A Slade contemporary of Rebecca Lennon's is Benedict Drew among whose exhibits is "Apopleptic" (below), which tries to create an internet website in analogue form. It consists of various raw depictions, among them a sort of 3-D Princess Di. It harbours stained and rotting shopping bags, obsolescent audio tape and a couple of amorphous blobs, one of which appears to be oppressively pulsating via a projector. "The digital human is the clean human," he says. This is the antithesis, the dirty, messy human, represented with all its faults and shortcomings that in the computer world might generate one of those unintelligible error messages.

Gabriele Beveridge, who also attended the Slade with Lennon, has an installation in which the faded coiffured image of a model appears behind a grimy, skewed Venetian blind above a broken wineglass. It's redolent of a sleazy hotel. The poster is partially buried in sand, dead grass is appearing above it. There's a pull between encroaching nature and the fixed beauty of the poster. The work is multi-layered and is by far the subtlest on display.

Opposite is an exhibit by French artist Chooc Ly Tan. Underlying her work is the constant need to see beyond the physical restraints that govern our lives. In "Not Such a Hasty Hush Boom", she creates a physical tension through projecting footage of a volcanic eruption on to the metal casing of a bread bin that is suspended by a magnet attached to a boom microphone stand.

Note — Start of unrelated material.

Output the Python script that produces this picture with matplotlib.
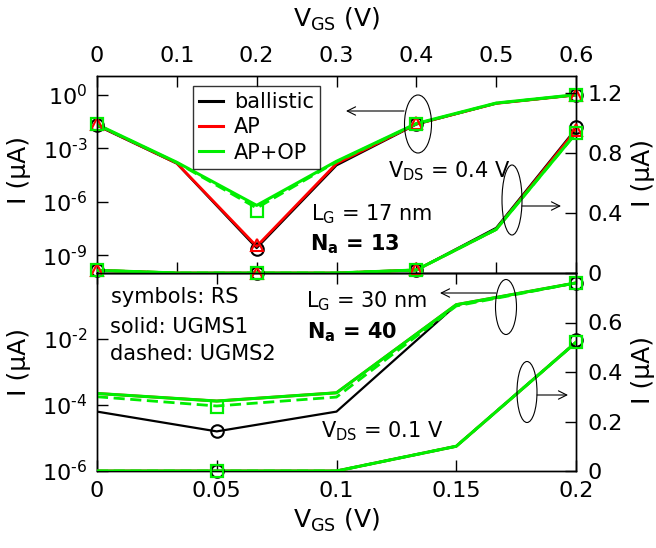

Once again, it plays with displacement and contradictions and hints at life's fragility.

The same goes for Heather Phillipson's video installation "A is to D What E is to H. Confused? Certainly. Culinary metaphors, sensory displacement and confusion of desire are at the heart of it. And you can lay back and enjoy the confusion on the wooden lounger accompanying it.

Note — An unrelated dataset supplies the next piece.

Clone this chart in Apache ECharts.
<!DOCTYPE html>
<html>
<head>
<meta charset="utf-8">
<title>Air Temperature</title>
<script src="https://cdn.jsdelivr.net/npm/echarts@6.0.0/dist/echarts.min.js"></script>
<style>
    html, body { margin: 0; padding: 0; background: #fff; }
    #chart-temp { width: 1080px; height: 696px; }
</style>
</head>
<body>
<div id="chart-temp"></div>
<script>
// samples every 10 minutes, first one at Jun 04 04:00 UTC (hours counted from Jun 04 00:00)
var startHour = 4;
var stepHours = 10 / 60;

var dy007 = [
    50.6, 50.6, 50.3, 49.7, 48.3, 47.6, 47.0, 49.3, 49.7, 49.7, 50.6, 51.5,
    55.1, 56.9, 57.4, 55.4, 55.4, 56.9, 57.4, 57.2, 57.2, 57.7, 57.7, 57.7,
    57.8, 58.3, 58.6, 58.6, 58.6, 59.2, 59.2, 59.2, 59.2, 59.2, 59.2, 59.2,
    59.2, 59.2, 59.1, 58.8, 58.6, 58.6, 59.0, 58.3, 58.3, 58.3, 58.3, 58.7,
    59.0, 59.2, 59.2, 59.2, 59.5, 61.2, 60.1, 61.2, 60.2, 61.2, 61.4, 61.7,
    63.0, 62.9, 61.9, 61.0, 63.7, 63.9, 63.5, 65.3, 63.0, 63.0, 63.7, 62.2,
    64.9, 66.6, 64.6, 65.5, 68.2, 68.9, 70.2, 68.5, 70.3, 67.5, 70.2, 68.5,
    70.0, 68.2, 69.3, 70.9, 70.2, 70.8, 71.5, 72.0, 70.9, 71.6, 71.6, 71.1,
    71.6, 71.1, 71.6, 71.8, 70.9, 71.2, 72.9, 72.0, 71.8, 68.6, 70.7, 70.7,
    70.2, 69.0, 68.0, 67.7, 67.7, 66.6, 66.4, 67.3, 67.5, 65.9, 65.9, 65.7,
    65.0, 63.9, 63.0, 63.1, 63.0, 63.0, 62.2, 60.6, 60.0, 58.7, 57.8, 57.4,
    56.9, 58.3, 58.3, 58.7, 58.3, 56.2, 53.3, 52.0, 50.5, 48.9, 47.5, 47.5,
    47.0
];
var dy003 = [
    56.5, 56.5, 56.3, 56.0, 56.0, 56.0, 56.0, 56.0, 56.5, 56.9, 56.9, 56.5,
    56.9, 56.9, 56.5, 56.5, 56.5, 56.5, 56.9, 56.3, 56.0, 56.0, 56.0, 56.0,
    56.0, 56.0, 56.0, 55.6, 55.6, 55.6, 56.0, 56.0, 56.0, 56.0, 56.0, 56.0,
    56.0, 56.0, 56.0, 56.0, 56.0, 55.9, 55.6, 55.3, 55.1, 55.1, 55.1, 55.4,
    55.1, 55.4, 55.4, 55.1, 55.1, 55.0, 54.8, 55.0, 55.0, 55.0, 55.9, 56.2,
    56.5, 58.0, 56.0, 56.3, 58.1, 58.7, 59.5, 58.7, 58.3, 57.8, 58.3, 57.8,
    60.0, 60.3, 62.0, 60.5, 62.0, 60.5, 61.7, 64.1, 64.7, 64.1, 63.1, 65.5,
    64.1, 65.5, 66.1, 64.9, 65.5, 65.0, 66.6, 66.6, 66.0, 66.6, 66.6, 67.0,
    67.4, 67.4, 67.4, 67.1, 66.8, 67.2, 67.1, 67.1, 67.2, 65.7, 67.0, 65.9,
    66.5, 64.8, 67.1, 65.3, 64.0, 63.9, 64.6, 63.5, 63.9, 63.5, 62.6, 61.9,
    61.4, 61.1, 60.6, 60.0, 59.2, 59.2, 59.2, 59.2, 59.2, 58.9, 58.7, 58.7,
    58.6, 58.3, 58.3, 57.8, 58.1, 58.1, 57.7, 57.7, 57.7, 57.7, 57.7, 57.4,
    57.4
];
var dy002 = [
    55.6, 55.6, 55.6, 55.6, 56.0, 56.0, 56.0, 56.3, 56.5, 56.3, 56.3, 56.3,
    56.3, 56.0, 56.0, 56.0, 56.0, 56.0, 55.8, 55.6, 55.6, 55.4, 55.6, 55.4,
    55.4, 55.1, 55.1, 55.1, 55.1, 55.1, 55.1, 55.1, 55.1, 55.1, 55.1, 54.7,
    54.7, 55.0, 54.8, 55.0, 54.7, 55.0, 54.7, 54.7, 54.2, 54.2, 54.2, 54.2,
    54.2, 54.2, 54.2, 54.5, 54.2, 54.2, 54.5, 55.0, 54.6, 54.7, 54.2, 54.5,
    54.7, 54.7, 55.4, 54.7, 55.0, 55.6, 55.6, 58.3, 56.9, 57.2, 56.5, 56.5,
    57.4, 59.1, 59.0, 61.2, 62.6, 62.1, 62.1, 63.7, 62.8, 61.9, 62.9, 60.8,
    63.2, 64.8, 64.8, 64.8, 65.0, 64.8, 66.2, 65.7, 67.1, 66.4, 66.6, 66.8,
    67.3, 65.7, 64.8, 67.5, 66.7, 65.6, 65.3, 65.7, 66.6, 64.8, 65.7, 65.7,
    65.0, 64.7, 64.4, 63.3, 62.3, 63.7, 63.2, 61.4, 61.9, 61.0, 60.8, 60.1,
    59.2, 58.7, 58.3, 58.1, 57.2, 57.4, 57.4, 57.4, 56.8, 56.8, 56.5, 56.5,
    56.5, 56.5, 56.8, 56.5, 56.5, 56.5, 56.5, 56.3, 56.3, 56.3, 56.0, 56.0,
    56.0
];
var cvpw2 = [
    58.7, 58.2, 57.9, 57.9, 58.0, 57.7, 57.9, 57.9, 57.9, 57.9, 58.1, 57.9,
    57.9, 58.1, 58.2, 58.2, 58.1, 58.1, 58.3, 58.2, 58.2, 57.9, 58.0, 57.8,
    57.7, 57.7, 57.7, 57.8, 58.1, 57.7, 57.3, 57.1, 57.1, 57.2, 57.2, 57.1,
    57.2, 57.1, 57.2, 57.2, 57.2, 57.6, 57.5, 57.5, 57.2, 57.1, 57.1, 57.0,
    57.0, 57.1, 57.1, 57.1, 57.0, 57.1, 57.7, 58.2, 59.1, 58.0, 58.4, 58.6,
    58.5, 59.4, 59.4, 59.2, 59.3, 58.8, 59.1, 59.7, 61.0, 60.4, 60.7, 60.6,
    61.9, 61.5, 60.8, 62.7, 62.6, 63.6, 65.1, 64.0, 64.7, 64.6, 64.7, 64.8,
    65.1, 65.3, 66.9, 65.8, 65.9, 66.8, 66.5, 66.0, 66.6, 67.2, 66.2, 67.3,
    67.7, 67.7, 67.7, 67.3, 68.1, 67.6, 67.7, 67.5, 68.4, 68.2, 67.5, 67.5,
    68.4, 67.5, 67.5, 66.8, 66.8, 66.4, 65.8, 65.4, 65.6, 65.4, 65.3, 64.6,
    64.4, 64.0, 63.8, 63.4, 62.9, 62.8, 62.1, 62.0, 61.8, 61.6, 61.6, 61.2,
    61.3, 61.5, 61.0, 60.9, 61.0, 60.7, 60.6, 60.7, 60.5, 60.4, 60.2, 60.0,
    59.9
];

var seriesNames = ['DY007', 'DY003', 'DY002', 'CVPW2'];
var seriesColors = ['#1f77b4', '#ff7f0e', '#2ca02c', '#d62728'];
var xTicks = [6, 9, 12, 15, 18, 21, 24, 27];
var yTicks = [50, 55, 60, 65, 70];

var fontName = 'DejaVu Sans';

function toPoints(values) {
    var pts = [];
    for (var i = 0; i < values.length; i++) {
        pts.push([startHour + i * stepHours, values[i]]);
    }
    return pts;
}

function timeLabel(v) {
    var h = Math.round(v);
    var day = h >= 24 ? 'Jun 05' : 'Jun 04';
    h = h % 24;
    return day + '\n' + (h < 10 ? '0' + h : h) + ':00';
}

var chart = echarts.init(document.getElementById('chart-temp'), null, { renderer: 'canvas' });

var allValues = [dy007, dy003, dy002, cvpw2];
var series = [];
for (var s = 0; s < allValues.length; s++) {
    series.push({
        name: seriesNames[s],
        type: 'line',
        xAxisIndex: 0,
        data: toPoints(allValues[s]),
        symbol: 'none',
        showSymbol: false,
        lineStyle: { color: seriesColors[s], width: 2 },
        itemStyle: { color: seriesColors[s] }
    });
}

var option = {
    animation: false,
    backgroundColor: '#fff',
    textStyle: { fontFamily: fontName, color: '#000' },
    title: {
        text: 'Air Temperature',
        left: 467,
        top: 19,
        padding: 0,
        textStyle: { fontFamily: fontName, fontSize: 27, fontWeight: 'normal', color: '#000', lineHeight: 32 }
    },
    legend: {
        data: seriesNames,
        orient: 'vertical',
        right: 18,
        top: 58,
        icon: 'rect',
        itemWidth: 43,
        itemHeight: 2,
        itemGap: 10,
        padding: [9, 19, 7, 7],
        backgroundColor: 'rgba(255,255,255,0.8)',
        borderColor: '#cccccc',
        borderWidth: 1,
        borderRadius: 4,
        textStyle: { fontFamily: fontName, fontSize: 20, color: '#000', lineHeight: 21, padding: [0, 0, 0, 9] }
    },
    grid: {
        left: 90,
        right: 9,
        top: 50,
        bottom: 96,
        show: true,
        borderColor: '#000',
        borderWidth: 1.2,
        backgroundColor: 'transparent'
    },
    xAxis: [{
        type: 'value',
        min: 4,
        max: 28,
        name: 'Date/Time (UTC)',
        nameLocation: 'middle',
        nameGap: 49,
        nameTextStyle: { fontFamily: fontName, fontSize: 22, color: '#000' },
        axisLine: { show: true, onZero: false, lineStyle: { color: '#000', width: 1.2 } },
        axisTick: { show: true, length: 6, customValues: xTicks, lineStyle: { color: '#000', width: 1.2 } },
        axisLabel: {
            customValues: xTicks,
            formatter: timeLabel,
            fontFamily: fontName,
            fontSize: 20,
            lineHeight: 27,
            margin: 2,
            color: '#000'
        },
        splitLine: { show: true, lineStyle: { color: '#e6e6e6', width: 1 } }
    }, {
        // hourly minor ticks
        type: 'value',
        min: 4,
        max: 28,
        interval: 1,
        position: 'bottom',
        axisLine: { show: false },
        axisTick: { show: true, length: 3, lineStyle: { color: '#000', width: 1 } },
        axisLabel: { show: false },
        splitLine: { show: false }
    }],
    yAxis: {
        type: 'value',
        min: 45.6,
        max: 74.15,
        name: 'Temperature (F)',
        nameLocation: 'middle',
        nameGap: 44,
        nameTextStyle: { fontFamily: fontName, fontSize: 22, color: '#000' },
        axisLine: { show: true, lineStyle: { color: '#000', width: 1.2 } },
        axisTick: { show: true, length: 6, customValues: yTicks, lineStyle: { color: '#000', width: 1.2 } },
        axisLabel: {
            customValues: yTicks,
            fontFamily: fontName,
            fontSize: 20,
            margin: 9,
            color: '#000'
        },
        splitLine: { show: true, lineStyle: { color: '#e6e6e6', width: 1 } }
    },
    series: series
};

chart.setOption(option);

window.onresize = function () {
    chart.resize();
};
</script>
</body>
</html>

Angus Fairhurst, one of the 1980s Young British Artists was well known for his practical jokes including the time he rang various contemporary art dealers and connected them with each other as a comment on the art world often just interested in talking to itself. He is represented in Fresh Trauma by his video, "Cheap and Ill-Fitting Gorilla Suit" from which a naked man extricates himself in a comical way, emphasising his vulnerability. Fairhurst has been a big influence on young contemporary artists, making his suicide in 2008 all the more tragic.

There's a comic darkness about the selection of Edwin Burdis's drawings on show even though they consist of garish colours. They resemble cartoon depictions of dehumanised body parts.

Fresh Trauma is non-thematic, confusing, challenging and utterly absorbing. It runs at the Ceri Hand Gallery, Copperfield Street, London SE1 0EP until 29 June 2013.